Hôpital Cochin : les médecins urgentistes dénoncent l’AP-HP et son « monde de mafieux »

19 mars 2014Société

Christophe Prudhomme est porte-parole de l’AMUF et syndicaliste CGT. Photo : Wat.tv/DR.

Le rapport des experts de l’Assistance Publique-Hôpitaux de Paris (AP-HP) sur le décès mi-février d’une dame aux urgences de l’hôpital Cochin ne répond pas à tout, il pousse même à de nouvelles interrogations.

Autourdemontparnasse.fr a demandé à l’AP-HP de clarifier les zones d’ombre révélées dans notre précédent article, mais l’assistance publique n’a pas donné suite.

Au contraire, le syndicat des médecins urgentistes AMUF a bien voulu répondre à nos questions.

Son porte-parole, Christophe Prudhomme n’y va pas avec le dos de la cuillère, allant jusqu’à qualifier de mafia les instances supérieures de l’AP-HP.

Autourdemontparnasse : Pourquoi le rapport ne s’émeut-il pas de voir que la patiente a dû attendre près de 5 heures ?

Christophe Prudhomme : Qui sont les rédacteurs du rapport ? Ce sont des chefs de service de l’AP-HP, une caste de médecins qui se soutiennent entre eux. Ils sont juge et partie. Ils sont hors de la réalité, ils ont un niveau de tolérance de l’inacceptable et ils sont prêts à tout pour s’autojustifier.

Cette dame a fait un arrêt cardiaque, elle aurait pu le faire partout mais peut-être qu’ailleurs quelqu’un lui aurait porté secours. Ces services deviennent inhumains parce que le niveau d’activité est incompatible avec une bonne prise en charge des patients. Aujourd’hui on vous bague à votre arrivée, j’utilise ce mot volontairement et j’ai envie de leur dire « elle n’est pas efficace votre bague, mettez une puce au patient ! »

Nous, on conteste la légitimité de ces experts, ils sont du même tonneau que ceux qui nous ont vendu le Médiator. Il faut nettoyer les écuries d’Augias, c’est un monde de mafieux.

« un système clanique mafieux »

Que pensez-vous de l’idée d’une nouvelle réorganisation tel que c’est préconisé dans le rapport ?

Christophe Prudhomme : Tous les services sont surchargés. La littérature médicale internationale dit qu’au-delà d’une certaine activité, on perd en efficacité et des patients meurent. À 160 passages par jour, on ne peut pas assurer les urgences (ndr : le rapport fait état de 152 passages le 15 février, jour du drame), voilà pourquoi on demande la réouverture des urgences de l’Hôtel-Dieu. Sa fermeture est un scandale.

La commission chargée de l’enquête n’était pas contradictoire, on cache à la justice ce qu’il s’est passé.
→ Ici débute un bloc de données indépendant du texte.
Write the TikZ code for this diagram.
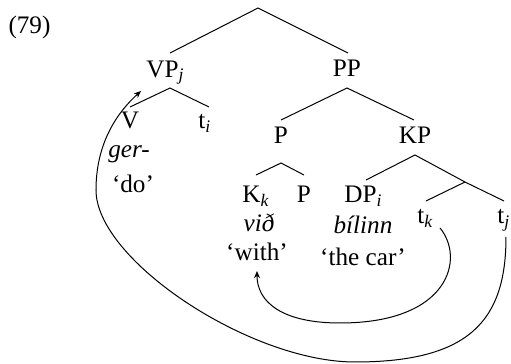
\documentclass[tikz,border=0pt]{standalone}
\usepackage{fontspec}
\setmainfont{Liberation Serif}
\usetikzlibrary{arrows.meta}
\begin{document}
\begin{tikzpicture}[x=0.5pt,y=-0.5pt,
  lab/.style={inner sep=0pt,anchor=base,font=\fontsize{12.6}{15}\selectfont},
  labw/.style={lab,anchor=base west},
  branch/.style={line width=0.5pt},
  mv/.style={line width=0.5pt,-{Stealth[length=3.6pt,width=3pt]}}]
\useasboundingbox (0,0) rectangle (511,364);
% labels
\node[lab] (num) at (29.5,33) {(79)};
\node[labw] (vp) at (146,77) {VP\textsubscript{\textit{j}}};
\node[lab] (pp) at (347,76) {PP};
\node[lab] (v) at (130,129) {V};
\node[labw] (ti) at (198,129) {t\textsubscript{\textit{i}}};
\node[lab] (ger) at (129,158) {\textit{ger-}};
\node[lab] (do) at (133,193) {‘do’};
\node[lab] (p1) at (281,144) {P};
\node[lab] (kp) at (415,144) {KP};
\node[labw] (kk) at (242,203) {K\textsubscript{\textit{k}}};
\node[lab] (p2) at (304,203) {P};
\node[labw] (dp) at (344,203) {DP\textsubscript{\textit{i}}};
\node[labw] (tk) at (417,224) {t\textsubscript{\textit{k}}};
\node[labw] (tj) at (497,224) {t\textsubscript{\textit{j}}};
\node[lab] (vid) at (259,232) {\textit{við}};
\node[lab] (bil) at (363,234) {\textit{bílinn}};
\node[lab] (with) at (257,261) {‘with’};
\node[lab] (car) at (363,266) {‘the car’};
% tree coordinates
\coordinate (root) at (258,8);
\coordinate (vpT) at (170,53);
\coordinate (ppT) at (348,53);
\coordinate (vpB) at (170,88);
\coordinate (vT) at (130,107);
\coordinate (tiT) at (209,107);
\coordinate (ppB) at (347,88);
\coordinate (p1T) at (281,120);
\coordinate (kpT) at (414,120);
\coordinate (p1B) at (281,163);
\coordinate (kkT) at (256,175);
\coordinate (p2T) at (304,175);
\coordinate (kpB) at (415,155);
\coordinate (dpT) at (366,180);
\coordinate (mid) at (465,182);
\coordinate (tkT) at (426,201);
\coordinate (tjT) at (504,201);
\draw[branch] (vpT) -- (root) -- (ppT);
\draw[branch] (vT) -- (vpB) -- (tiT);
\draw[branch] (p1T) -- (ppB) -- (kpT);
\draw[branch] (kkT) -- (p1B) -- (p2T);
\draw[branch] (dpT) -- (kpB) -- (mid) -- (tjT);
\draw[branch] (mid) -- (tkT);
% movement arrows
\coordinate (tkS) at (440,228);
\coordinate (withS) at (257,271);
\coordinate (tjS) at (506,237);
\coordinate (vpS) at (141,91);
\draw[mv] (tkS) .. controls (465,258) and (450,323) .. (340,323)
  .. controls (282,323) and (257,302) .. (withS);
\draw[mv] (tjS) .. controls (506,320) and (470,362) .. (355,362)
  .. controls (250,362) and (96,260) .. (96,190)
  .. controls (96,140) and (120,110) .. (vpS);
\end{tikzpicture}
\end{document}
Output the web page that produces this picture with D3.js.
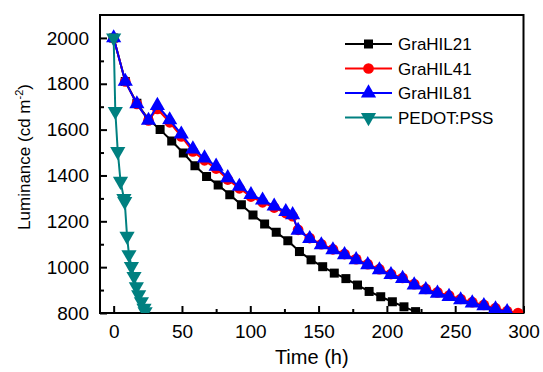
<!DOCTYPE html>
<html>
<head>
<meta charset="utf-8">
<script src="https://cdn.jsdelivr.net/npm/d3@7"></script>
<style>
  body { margin: 0; background: #fff; }
  svg text { font-family: "Liberation Sans", Arial, sans-serif; fill: #000; }
</style>
</head>
<body>
<svg id="chart" width="543" height="372"></svg>
<script>
// ---- data ----
var seriesNames = ['GraHIL21', 'GraHIL41', 'GraHIL81', 'PEDOT:PSS']
var seriesColors = ['#000000', '#ff0000', '#0000ff', '#008080']

var timeG21 = [0, 8.5, 17, 25.5, 34, 42.5, 51, 59.5, 68, 76.5, 85, 93.5, 102, 110.5, 119, 127.5,
  136, 144.5, 153, 161.5, 170, 178.5, 187, 195.5, 204, 212.5, 221]
var lumG21 = [2000, 1810, 1715, 1645, 1600, 1550, 1498, 1442, 1396, 1358, 1316, 1272, 1228, 1188, 1152, 1115,
  1068, 1032, 1002, 974, 950, 922, 894, 871, 849, 827, 806]

var timeG41 = [0, 8.5, 17, 25.5, 32, 41, 49.5, 58, 66.5, 75, 83.5, 92, 100.5, 109, 117.5, 126, 131,
  135, 143.5, 152, 160.5, 169, 177.5, 186, 194.5, 203, 211.5, 220, 228.5, 237, 245.5, 254, 262.5, 271, 279.5, 288, 296]
var lumG41 = [2000, 1810, 1712, 1640, 1690, 1632, 1570, 1505, 1466, 1430, 1382, 1344, 1308, 1283, 1260, 1236, 1222,
  1163, 1127, 1100, 1078, 1057, 1035, 1013, 991, 970, 953, 926, 905, 890, 876, 861, 847, 835, 821, 808, 800]

var timeG81 = [0, 8.5, 17, 25.5, 32, 41, 49.5, 58, 66.5, 75, 83.5, 92, 100.5, 109, 117.5, 126, 131,
  135, 143.5, 152, 160.5, 169, 177.5, 186, 194.5, 203, 211.5, 220, 228.5, 237, 245.5, 254, 262.5, 271, 279.5, 288]
var lumG81 = [2000, 1810, 1712, 1640, 1705, 1642, 1580, 1515, 1476, 1440, 1390, 1352, 1316, 1292, 1266, 1242, 1228,
  1160, 1124, 1097, 1075, 1054, 1032, 1010, 988, 967, 950, 922, 901, 886, 872, 857, 843, 831, 817, 805]

var timePEDOT = [0, 1.2, 3, 5, 7.5, 8.1, 9.8, 11.2, 13, 14.9, 16.6, 18.3, 20.3, 22.2, 23]
var lumPEDOT = [2000, 1680, 1505, 1375, 1300, 1287, 1135, 1055, 1003, 960, 915, 880, 850, 821, 806]

var xTicks = [0, 50, 100, 150, 200, 250, 300]
var yTicks = [800, 1000, 1200, 1400, 1600, 1800, 2000]

var allSeries = [
  {name: seriesNames[0], t: timeG21, v: lumG21, shape: d3.symbolSquare, size: 81},
  {name: seriesNames[1], t: timeG41, v: lumG41, shape: d3.symbolCircle, size: 90},
  {name: seriesNames[2], t: timeG81, v: lumG81, shape: d3.symbolTriangle, size: 100},
  {name: seriesNames[3], t: timePEDOT, v: lumPEDOT, shape: d3.symbolTriangle, size: 100, flip: true}
]

// ---- layout ----
var plotLeft = 100, plotRight = 523.5, plotTop = 15, plotBottom = 313

var svg = d3.select('svg#chart')

var xScale = d3.scaleLinear().domain([-10, 300]).range([plotLeft, plotRight])
var yScale = d3.scaleLinear().domain([800, 2100]).range([plotBottom, plotTop])

svg.append('clipPath').attr('id', 'plot-clip')
  .append('rect')
  .attr('x', plotLeft).attr('y', plotTop - 6)
  .attr('width', plotRight - plotLeft).attr('height', plotBottom - plotTop + 6)

// axes, ticks pointing inward
var xAxis = d3.axisBottom(xScale).tickValues(xTicks).tickFormat(d3.format('d'))
  .tickSizeInner(-7).tickSizeOuter(0).tickPadding(12)
var yAxis = d3.axisLeft(yScale).tickValues(yTicks).tickFormat(d3.format('d'))
  .tickSizeInner(-7).tickSizeOuter(0).tickPadding(11)

var xMinor = d3.axisBottom(xScale).tickValues([25, 75, 125, 175, 225, 275]).tickSizeInner(-4).tickSizeOuter(0).tickFormat('')
var yMinor = d3.axisLeft(yScale).tickValues([900, 1100, 1300, 1500, 1700, 1900]).tickSizeInner(-4).tickSizeOuter(0).tickFormat('')

function styleAxis(g) {
  g.select('.domain').remove()
  g.selectAll('line').attr('stroke', '#000').attr('stroke-width', 2)
  g.selectAll('text').style('font-size', '19px').attr('font-family', null)
}

svg.append('g').attr('transform', 'translate(0,' + plotBottom + ')').call(xAxis).call(styleAxis)
svg.append('g').attr('transform', 'translate(' + plotLeft + ',0)').call(yAxis).call(styleAxis)
svg.append('g').attr('transform', 'translate(0,' + plotBottom + ')').call(xMinor).call(styleAxis)
svg.append('g').attr('transform', 'translate(' + plotLeft + ',0)').call(yMinor).call(styleAxis)

// frame
svg.append('rect')
  .attr('x', plotLeft).attr('y', plotTop)
  .attr('width', plotRight - plotLeft).attr('height', plotBottom - plotTop)
  .attr('fill', 'none').attr('stroke', '#000').attr('stroke-width', 2)

// series
var plot = svg.append('g').attr('clip-path', 'url(#plot-clip)')

var line = d3.line()
  .x(function(d) { return xScale(d[0]) })
  .y(function(d) { return yScale(d[1]) })

allSeries.forEach(function(s, i) {
  var pts = s.t.map(function(t, j) { return [t, s.v[j]] })
  var g = plot.append('g').attr('class', 'series')
  g.append('path')
    .datum(pts)
    .attr('d', line)
    .attr('fill', 'none')
    .attr('stroke', seriesColors[i])
    .attr('stroke-width', 2)
  g.selectAll('path.marker')
    .data(pts)
    .enter()
    .append('path')
    .attr('class', 'marker')
    .attr('d', d3.symbol().type(s.shape).size(s.size))
    .attr('transform', function(d) {
      return 'translate(' + xScale(d[0]) + ',' + yScale(d[1]) + ')' + (s.flip ? ' rotate(180)' : '')
    })
    .attr('fill', seriesColors[i])
})

// legend
var legend = svg.append('g')
allSeries.forEach(function(s, i) {
  var ly = 44 + i * 24.5
  legend.append('line')
    .attr('x1', 345).attr('x2', 392).attr('y1', ly).attr('y2', ly)
    .attr('stroke', seriesColors[i]).attr('stroke-width', 2)
  legend.append('path')
    .attr('d', d3.symbol().type(s.shape).size(s.size))
    .attr('transform', 'translate(368.5,' + ly + ')' + (s.flip ? ' rotate(180)' : ''))
    .attr('fill', seriesColors[i])
  legend.append('text')
    .attr('x', 398).attr('y', ly + 6)
    .style('font-size', '17px')
    .text(s.name)
})

// axis titles
svg.append('text')
  .attr('x', (plotLeft + plotRight) / 2 + 0)
  .attr('y', 364)
  .attr('text-anchor', 'middle')
  .style('font-size', '20px')
  .text('Time (h)')

var yTitle = svg.append('text')
  .attr('transform', 'translate(30,157) rotate(-90)')
  .attr('text-anchor', 'middle')
  .style('font-size', '17px')
yTitle.append('tspan').text('Luminance (cd m')
yTitle.append('tspan').attr('dy', -7).style('font-size', '11px').text('-2')
yTitle.append('tspan').attr('dy', 7).text(')')
</script>
</body>
</html>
On raconte que l’autopsie n’a pas pu être faite car la famille n’a pas donné son accord, mais on n’a pas besoin de l’accord de la famille quand c’est le parquet qui décide. Sauf qu’il n’a pas été consulté.

Dans un État de droit, et non un système clanique mafieux, le chef de service mériterait une suspension.

« ils acceptent l’inacceptable »

Pourquoi selon vous le rapport propose-t-il de former les médecins à Urqual pour ensuite passer à Orbis ?

Christophe Prudhomme : On a osé dire que les internes ne savent pas se servir de l’informatique. Ils ont trente ans, ils sont nés dedans, et on nous explique que ce sont les médecins plus âgés qui maîtrisent mieux l’informatique ?

On veut faire faire à l’informatique ce qu’elle ne fait pas. Quand on veut un système idéal, on aboutit aux catastrophes comme pour le dossier médical partagé pour lequel on a dépensé 800 millions d’euros avant de repartir à zéro (ndr : 500 millions d’euros depuis 2004 selon cet article, les 800 millions d’euros correspondent à un autre scandale sanitaire, celui du Mediator).

Quand ils expliquent qu’Urqual met les patients dans des cases, ils acceptent l’inacceptable, ils acceptent qu’un patient attende 5 heures, ils acceptent que même s’il n’y a aucun absent dans le service et une affluence pas particulièrement grande, on soit quand même en dessous des normes.

L’hôpital n’est pas une entreprise, ici les dysfonctionnements se traduisent par une augmentation de la mortalité.